I love New Year’s Resolutions. Heck, I love all kinds of goals and every excuse to make them and renew them. And I’ve resolved to never do them the same way twice. So, for 2014, I wrote this post about my goals for the year in the form of 6 different words that I want to be committed to this year. I thought it would be fun to take some time to explore each of the words and how they are weaving into my life in this season. The first one is creative.
The second one is STRONG.
strong (strôNG) – adjective
having the power to move heavy weights or perform other physically demanding tasks.
able to perform a specified action well and powerfully.exerting great force.
(of an argument or case) likely to succeed because of sound reasoning or convincing evidence.

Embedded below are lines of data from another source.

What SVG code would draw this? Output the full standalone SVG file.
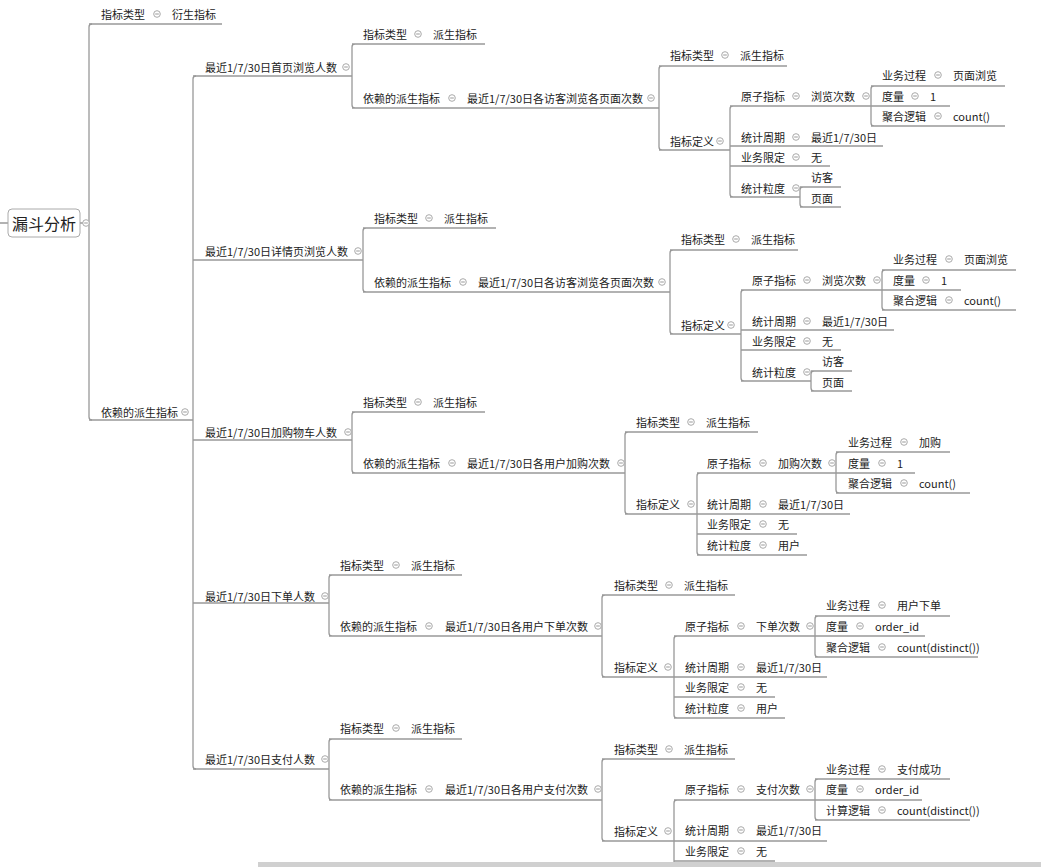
<svg xmlns="http://www.w3.org/2000/svg" xmlns:xlink="http://www.w3.org/1999/xlink" width="1041" height="867" viewBox="0 0 1041 867">
<style>
text{font-family:"Noto Sans CJK SC","Liberation Sans",sans-serif;font-size:11px;fill:#222;dominant-baseline:central}
.r{font-size:16px;text-anchor:middle}
.l{fill:none;stroke:#999;stroke-width:1.3}
</style>
<defs>
<g id="c"><circle r="3.3" fill="#fff" stroke="#aaa" stroke-width="1"/><line x1="-1.8" x2="1.8" stroke="#999" stroke-width="1"/></g>
</defs>
<rect width="1041" height="867" fill="#fff"/>
<g id="connectors" class="l">
<path d="M0 223H8M80 223H89"/>
<path d="M92 24Q89 24 89 27V417Q89 420 92 420"/>
<path d="M89 24H222M89 420H193"/>
<path d="M196 76Q193 76 193 79V766Q193 769 196 769"/>
<path d="M193 76H352M193 260H363M193 440H352M193 603H329M193 769H329"/>
<!-- sub1 -->
<path d="M355 44Q352 44 352 47V105Q352 108 355 108M352 44H485M352 108H659"/>
<path d="M662 66Q659 66 659 69V147Q659 150 662 150M659 66H787M659 150H730"/>
<path d="M733 106Q730 106 730 109V194Q730 197 733 197M730 106H871M730 146H883M730 166H830M730 197H800"/>
<path d="M803 187Q800 187 800 190V204Q800 207 803 207M800 187H841M800 207H841"/>
<path d="M874 86Q871 86 871 89V123Q871 126 874 126M871 86H1005M871 106H950M871 126H1005"/>
<!-- sub2 -->
<path d="M366 228Q363 228 363 231V289Q363 292 366 292M363 228H496M363 292H670"/>
<path d="M673 250Q670 250 670 253V331Q670 334 673 334M670 250H798M670 334H741"/>
<path d="M744 290Q741 290 741 293V378Q741 381 744 381M741 290H882M741 330H894M741 350H841M741 381H811"/>
<path d="M814 371Q811 371 811 374V388Q811 391 814 391M811 371H852M811 391H852"/>
<path d="M885 270Q882 270 882 273V307Q882 310 885 310M882 270H1016M882 290H961M882 310H1016"/>
<!-- sub3 -->
<path d="M355 412Q352 412 352 415V470Q352 473 355 473M352 412H485M352 473H625"/>
<path d="M628 432Q625 432 625 435V511Q625 514 628 514M625 432H758M625 514H697"/>
<path d="M700 473Q697 473 697 476V552Q697 555 700 555M697 473H836M697 514H850M697 534H797M697 555H807"/>
<path d="M839 452Q836 452 836 455V490Q836 493 839 493M836 452H950M836 473H915M836 493H970"/>
<!-- sub4 -->
<path d="M332 575Q329 575 329 578V633Q329 636 332 636M329 575H462M329 636H602"/>
<path d="M605 595Q602 595 602 598V674Q602 677 605 677M602 595H735M602 677H674"/>
<path d="M677 636Q674 636 674 639V715Q674 718 677 718M674 636H815M674 677H827M674 697H775M674 718H785"/>
<path d="M818 616Q815 616 815 619V654Q815 657 818 657M815 616H950M815 636H925M815 657H978"/>
<!-- sub5 -->
<path d="M332 739Q329 739 329 742V797Q329 800 332 800M329 739H462M329 800H602"/>
<path d="M605 759Q602 759 602 762V838Q602 841 605 841M602 759H735M602 841H674"/>
<path d="M677 800Q674 800 674 803V867M674 800H815M674 841H827M674 861H775"/>
<path d="M818 779Q815 779 815 782V817Q815 820 818 820M815 779H950M815 800H922M815 820H970"/>
</g>
<g id="root"><rect x="8" y="209" width="72" height="28" rx="4" fill="#fff" stroke="#aaa"/><text class="r" x="44" y="223">漏斗分析</text><use xlink:href="#c" x="86" y="223"/></g>
<g id="n-type0"><text x="101" y="14">指标类型</text><use xlink:href="#c" x="157" y="14"/><text x="172" y="14">衍生指标</text></g>
<g id="n-dep0"><text x="101" y="412">依赖的派生指标</text><use xlink:href="#c" x="185" y="412"/></g>
<!-- sub1 -->
<g id="s1"><text x="205" y="67">最近1/7/30日首页浏览人数</text><use xlink:href="#c" x="346" y="67"/></g>
<g id="s1a"><text x="363" y="34">指标类型</text><use xlink:href="#c" x="418" y="34"/><text x="433" y="34">派生指标</text></g>
<g id="s1b"><text x="363" y="98">依赖的派生指标</text><use xlink:href="#c" x="452" y="98"/><text x="467" y="98">最近1/7/30日各访客浏览各页面次数</text><use xlink:href="#c" x="651" y="98"/></g>
<g id="s1c"><text x="670" y="55">指标类型</text><use xlink:href="#c" x="725" y="55"/><text x="740" y="55">派生指标</text></g>
<g id="s1d"><text x="670" y="141">指标定义</text><use xlink:href="#c" x="720" y="141"/></g>
<g id="s1e"><text x="741" y="96">原子指标</text><use xlink:href="#c" x="796" y="96"/><text x="811" y="96">浏览次数</text><use xlink:href="#c" x="866" y="96"/></g>
<g id="s1f"><text x="741" y="137">统计周期</text><use xlink:href="#c" x="796" y="137"/><text x="811" y="137">最近1/7/30日</text></g>
<g id="s1g"><text x="741" y="157">业务限定</text><use xlink:href="#c" x="796" y="157"/><text x="811" y="157">无</text></g>
<g id="s1h"><text x="741" y="188">统计粒度</text><use xlink:href="#c" x="796" y="188"/><text x="811" y="177">访客</text><text x="811" y="198">页面</text></g>
<g id="s1i"><text x="882" y="75">业务过程</text><use xlink:href="#c" x="938" y="75"/><text x="953" y="75">页面浏览</text></g>
<g id="s1j"><text x="882" y="96">度量</text><use xlink:href="#c" x="915" y="96"/><text x="930" y="96">1</text></g>
<g id="s1k"><text x="882" y="116">聚合逻辑</text><use xlink:href="#c" x="938" y="116"/><text x="953" y="116">count()</text></g>
<!-- sub2 -->
<g id="s2"><text x="205" y="251">最近1/7/30日详情页浏览人数</text><use xlink:href="#c" x="358" y="251"/></g>
<g id="s2a"><text x="374" y="218">指标类型</text><use xlink:href="#c" x="429" y="218"/><text x="444" y="218">派生指标</text></g>
<g id="s2b"><text x="374" y="282">依赖的派生指标</text><use xlink:href="#c" x="463" y="282"/><text x="478" y="282">最近1/7/30日各访客浏览各页面次数</text><use xlink:href="#c" x="662" y="282"/></g>
<g id="s2c"><text x="681" y="239">指标类型</text><use xlink:href="#c" x="736" y="239"/><text x="751" y="239">派生指标</text></g>
<g id="s2d"><text x="681" y="325">指标定义</text><use xlink:href="#c" x="731" y="325"/></g>
<g id="s2e"><text x="752" y="280">原子指标</text><use xlink:href="#c" x="807" y="280"/><text x="822" y="280">浏览次数</text><use xlink:href="#c" x="877" y="280"/></g>
<g id="s2f"><text x="752" y="321">统计周期</text><use xlink:href="#c" x="807" y="321"/><text x="822" y="321">最近1/7/30日</text></g>
<g id="s2g"><text x="752" y="341">业务限定</text><use xlink:href="#c" x="807" y="341"/><text x="822" y="341">无</text></g>
<g id="s2h"><text x="752" y="372">统计粒度</text><use xlink:href="#c" x="807" y="372"/><text x="822" y="361">访客</text><text x="822" y="382">页面</text></g>
<g id="s2i"><text x="893" y="259">业务过程</text><use xlink:href="#c" x="949" y="259"/><text x="964" y="259">页面浏览</text></g>
<g id="s2j"><text x="893" y="280">度量</text><use xlink:href="#c" x="926" y="280"/><text x="941" y="280">1</text></g>
<g id="s2k"><text x="893" y="300">聚合逻辑</text><use xlink:href="#c" x="949" y="300"/><text x="964" y="300">count()</text></g>
<!-- sub3 -->
<g id="s3"><text x="205" y="432">最近1/7/30日加购物车人数</text><use xlink:href="#c" x="348" y="432"/></g>
<g id="s3a"><text x="363" y="402">指标类型</text><use xlink:href="#c" x="418" y="402"/><text x="433" y="402">派生指标</text></g>
<g id="s3b"><text x="363" y="463">依赖的派生指标</text><use xlink:href="#c" x="452" y="463"/><text x="467" y="463">最近1/7/30日各用户加购次数</text><use xlink:href="#c" x="621" y="463"/></g>
<g id="s3c"><text x="636" y="422">指标类型</text><use xlink:href="#c" x="691" y="422"/><text x="706" y="422">派生指标</text></g>
<g id="s3d"><text x="636" y="504">指标定义</text><use xlink:href="#c" x="691" y="504"/></g>
<g id="s3e"><text x="707" y="463">原子指标</text><use xlink:href="#c" x="763" y="463"/><text x="778" y="463">加购次数</text><use xlink:href="#c" x="832" y="463"/></g>
<g id="s3f"><text x="707" y="504">统计周期</text><use xlink:href="#c" x="763" y="504"/><text x="778" y="504">最近1/7/30日</text></g>
<g id="s3g"><text x="707" y="524">业务限定</text><use xlink:href="#c" x="763" y="524"/><text x="778" y="524">无</text></g>
<g id="s3h"><text x="707" y="545">统计粒度</text><use xlink:href="#c" x="763" y="545"/><text x="778" y="545">用户</text></g>
<g id="s3i"><text x="848" y="442">业务过程</text><use xlink:href="#c" x="904" y="442"/><text x="919" y="442">加购</text></g>
<g id="s3j"><text x="848" y="463">度量</text><use xlink:href="#c" x="882" y="463"/><text x="897" y="463">1</text></g>
<g id="s3k"><text x="848" y="483">聚合逻辑</text><use xlink:href="#c" x="904" y="483"/><text x="919" y="483">count()</text></g>
<!-- sub4 -->
<g id="s4"><text x="205" y="596">最近1/7/30日下单人数</text><use xlink:href="#c" x="325" y="596"/></g>
<g id="s4a"><text x="340" y="565">指标类型</text><use xlink:href="#c" x="396" y="565"/><text x="411" y="565">派生指标</text></g>
<g id="s4b"><text x="340" y="626">依赖的派生指标</text><use xlink:href="#c" x="429" y="626"/><text x="445" y="626">最近1/7/30日各用户下单次数</text><use xlink:href="#c" x="598" y="626"/></g>
<g id="s4c"><text x="614" y="585">指标类型</text><use xlink:href="#c" x="669" y="585"/><text x="684" y="585">派生指标</text></g>
<g id="s4d"><text x="614" y="667">指标定义</text><use xlink:href="#c" x="668" y="667"/></g>
<g id="s4e"><text x="685" y="626">原子指标</text><use xlink:href="#c" x="741" y="626"/><text x="756" y="626">下单次数</text><use xlink:href="#c" x="810" y="626"/></g>
<g id="s4f"><text x="685" y="667">统计周期</text><use xlink:href="#c" x="741" y="667"/><text x="756" y="667">最近1/7/30日</text></g>
<g id="s4g"><text x="685" y="687">业务限定</text><use xlink:href="#c" x="741" y="687"/><text x="756" y="687">无</text></g>
<g id="s4h"><text x="685" y="708">统计粒度</text><use xlink:href="#c" x="741" y="708"/><text x="756" y="708">用户</text></g>
<g id="s4i"><text x="826" y="605">业务过程</text><use xlink:href="#c" x="882" y="605"/><text x="897" y="605">用户下单</text></g>
<g id="s4j"><text x="826" y="626">度量</text><use xlink:href="#c" x="860" y="626"/><text x="875" y="626">order_id</text></g>
<g id="s4k"><text x="826" y="647">聚合逻辑</text><use xlink:href="#c" x="882" y="647"/><text x="897" y="647">count(distinct())</text></g>
<!-- sub5 -->
<g id="s5"><text x="205" y="759">最近1/7/30日支付人数</text><use xlink:href="#c" x="325" y="759"/></g>
<g id="s5a"><text x="340" y="728">指标类型</text><use xlink:href="#c" x="396" y="728"/><text x="411" y="728">派生指标</text></g>
<g id="s5b"><text x="340" y="789">依赖的派生指标</text><use xlink:href="#c" x="429" y="789"/><text x="445" y="789">最近1/7/30日各用户支付次数</text><use xlink:href="#c" x="598" y="789"/></g>
<g id="s5c"><text x="614" y="749">指标类型</text><use xlink:href="#c" x="669" y="749"/><text x="684" y="749">派生指标</text></g>
<g id="s5d"><text x="614" y="831">指标定义</text><use xlink:href="#c" x="668" y="831"/></g>
<g id="s5e"><text x="685" y="789">原子指标</text><use xlink:href="#c" x="741" y="789"/><text x="756" y="789">支付次数</text><use xlink:href="#c" x="810" y="789"/></g>
<g id="s5f"><text x="685" y="830">统计周期</text><use xlink:href="#c" x="741" y="830"/><text x="756" y="830">最近1/7/30日</text></g>
<g id="s5g"><text x="685" y="851">业务限定</text><use xlink:href="#c" x="741" y="851"/><text x="756" y="851">无</text></g>
<g id="s5i"><text x="826" y="769">业务过程</text><use xlink:href="#c" x="882" y="769"/><text x="897" y="769">支付成功</text></g>
<g id="s5j"><text x="826" y="789">度量</text><use xlink:href="#c" x="860" y="789"/><text x="875" y="789">order_id</text></g>
<g id="s5k"><text x="826" y="810">计算逻辑</text><use xlink:href="#c" x="882" y="810"/><text x="897" y="810">count(distinct())</text></g>
<rect id="scrollbar" x="258" y="862" width="783" height="5" fill="#d0d0d0"/>
</svg>
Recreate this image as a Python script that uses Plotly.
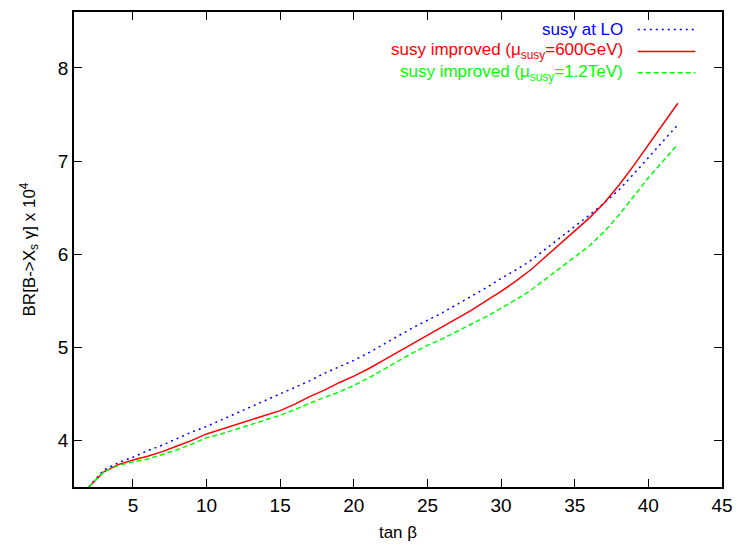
import plotly.graph_objects as go

tan_beta = list(range(2, 43))

br_lo = [3.50, 3.68, 3.76, 3.82, 3.89, 3.95, 4.02, 4.09, 4.15, 4.22,
         4.29, 4.36, 4.43, 4.50, 4.57, 4.64, 4.72, 4.79, 4.86, 4.94,
         5.03, 5.12, 5.21, 5.29, 5.37, 5.46, 5.55, 5.64, 5.74, 5.83,
         5.93, 6.05, 6.18, 6.30, 6.42, 6.55, 6.69, 6.86, 7.04, 7.21, 7.39]

br_600 = [3.50, 3.66, 3.74, 3.79, 3.83, 3.88, 3.94, 4.00, 4.07, 4.12,
          4.17, 4.22, 4.27, 4.32, 4.39, 4.47, 4.54, 4.62, 4.69, 4.77,
          4.86, 4.95, 5.04, 5.13, 5.22, 5.31, 5.40, 5.50, 5.60, 5.71,
          5.83, 5.97, 6.11, 6.25, 6.39, 6.55, 6.74, 6.95, 7.17, 7.39, 7.62]

br_1200 = [3.50, 3.66, 3.73, 3.77, 3.80, 3.85, 3.90, 3.96, 4.03, 4.07,
           4.12, 4.17, 4.22, 4.27, 4.33, 4.40, 4.46, 4.52, 4.59, 4.67,
           4.76, 4.85, 4.94, 5.02, 5.09, 5.17, 5.25, 5.33, 5.42, 5.51,
           5.61, 5.73, 5.85, 5.97, 6.09, 6.24, 6.42, 6.62, 6.82, 7.00, 7.18]

names = ["susy at LO",
         "susy improved (μ<sub>susy</sub>=600GeV)",
         "susy improved (μ<sub>susy</sub>=1.2TeV)"]
colors = ["#0000ff", "#ff0000", "#00ff00"]
dashes = ["2px,4px", "solid", "5px,3px"]
series = [br_lo, br_600, br_1200]

x_ticks = [5, 10, 15, 20, 25, 30, 35, 40, 45]
y_ticks = [4, 5, 6, 7, 8]

FONT = "Liberation Sans, Arial, sans-serif"

fig = go.Figure()
for name, ys, c, d in zip(names, series, colors, dashes):
    fig.add_trace(go.Scatter(x=tan_beta, y=ys, mode="lines", name=name,
                             line=dict(color=c, width=1.5, dash=d)))

# gnuplot-style legend: right-aligned text, line sample on the right
leg_y = [0.963, 0.917, 0.872]
for name, c, d, yy in zip(names, colors, dashes, leg_y):
    fig.add_annotation(xref="paper", yref="paper", x=0.851, y=yy,
                       text=name, showarrow=False, xanchor="right",
                       yanchor="middle", font=dict(color=c, size=17, family=FONT))
    fig.add_shape(type="line", xref="paper", yref="paper",
                  x0=0.870, x1=0.959, y0=yy, y1=yy,
                  line=dict(color=c, width=1.5, dash=d))

axis_common = dict(showline=True, linecolor="black", linewidth=1.5,
                   mirror="allticks", ticks="inside", ticklen=8,
                   tickcolor="black", tickwidth=1.2, showgrid=False,
                   zeroline=False, tickfont=dict(size=19, color="black", family=FONT))

fig.update_xaxes(range=[1, 45], tickvals=x_ticks,
                 title=dict(text="tan β", font=dict(size=17, color="black", family=FONT),
                            standoff=12),
                 **axis_common)
fig.update_yaxes(range=[3.5, 8.6], tickvals=y_ticks,
                 title=dict(text="BR[B->X<sub>s</sub> γ] x 10<sup>4</sup>",
                            font=dict(size=17, color="black", family=FONT),
                            standoff=18),
                 **axis_common)

fig.update_layout(width=743, height=550, showlegend=False,
                  plot_bgcolor="white", paper_bgcolor="white",
                  margin=dict(l=74, r=13, t=10, b=63),
                  font=dict(family=FONT, color="black"))

fig.write_html("out.html", config={"displayModeBar": False},
               post_script="document.body.style.margin='0';document.body.style.padding='0';")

possessing skills and qualities that create a likelihood of success.
powerfully affecting the mind, senses, or emotions.used after a number to indicate the size of a group.
able to withstand great force or pressure.
(of a person’s constitution) not easily affected by disease or hardship.
not easily disturbed, upset, or affected.(of a person’s character) showing determination, self-control, and good judgment.
(of a market) having steadily high or rising prices.
firmly held or established.
I want to be a strong person, in all the different aspects of my self – physical, mental, spiritual, relational. I’ve never heard anyone attribute the word “strong” to me before, and I’ve spent a lot of time thinking about that. It’s a formidable goal, to be seen that way, without being seen as closed-off or inaccessible.
I think that for most of my life, I’ve pitted strength and vulnerability against each other, and so I’ve pursued strength in a lot of ways, but often at the expense of vulnerability.
So this year, I have and will continue, to pursue strength, knowing that strength is developed through trial and practice, and knowing that strength actually requires the courage to be vulnerable.
I want to be physically strong – able to help others, able to defend myself, able to withstand pressure and outrun danger. I want to be mentally strong – able to overcome fear and anxiety, able to control thoughts and actions, and able to repel the hurts that come from oversensitivity. I want to be spiritually strong – able to recognize the voice of God, able to recall the facts and experiences that generate faith, and able to worship and serve with humility. I want to be relationally strong – able to listen patiently, able to control my responses, and able to be intentional with my love .
A conversation from the show “Bones” stands out to me as I think about strength:
Dr. Temperance ‘Bones’ Brennan: I’m… quite strong.
Special Agent Seeley Booth: Yeah, well, you’ve always been strong.
Brennan: You know the difference between strength and imperviousness, right?
Booth: Well, not if you’re going to get all scientific on me.
Brennan: Well, a substance that is impervious to damage doesn’t need to be strong.
Brennan: When you and I met. I was an impervious substance. Now I’m a strong substance.
Booth: I think I know what you mean.
Brennan: A time could come when you aren’t angry any more and I’m strong enough to risk losing the last of my imperviosness. Maybe then we could try.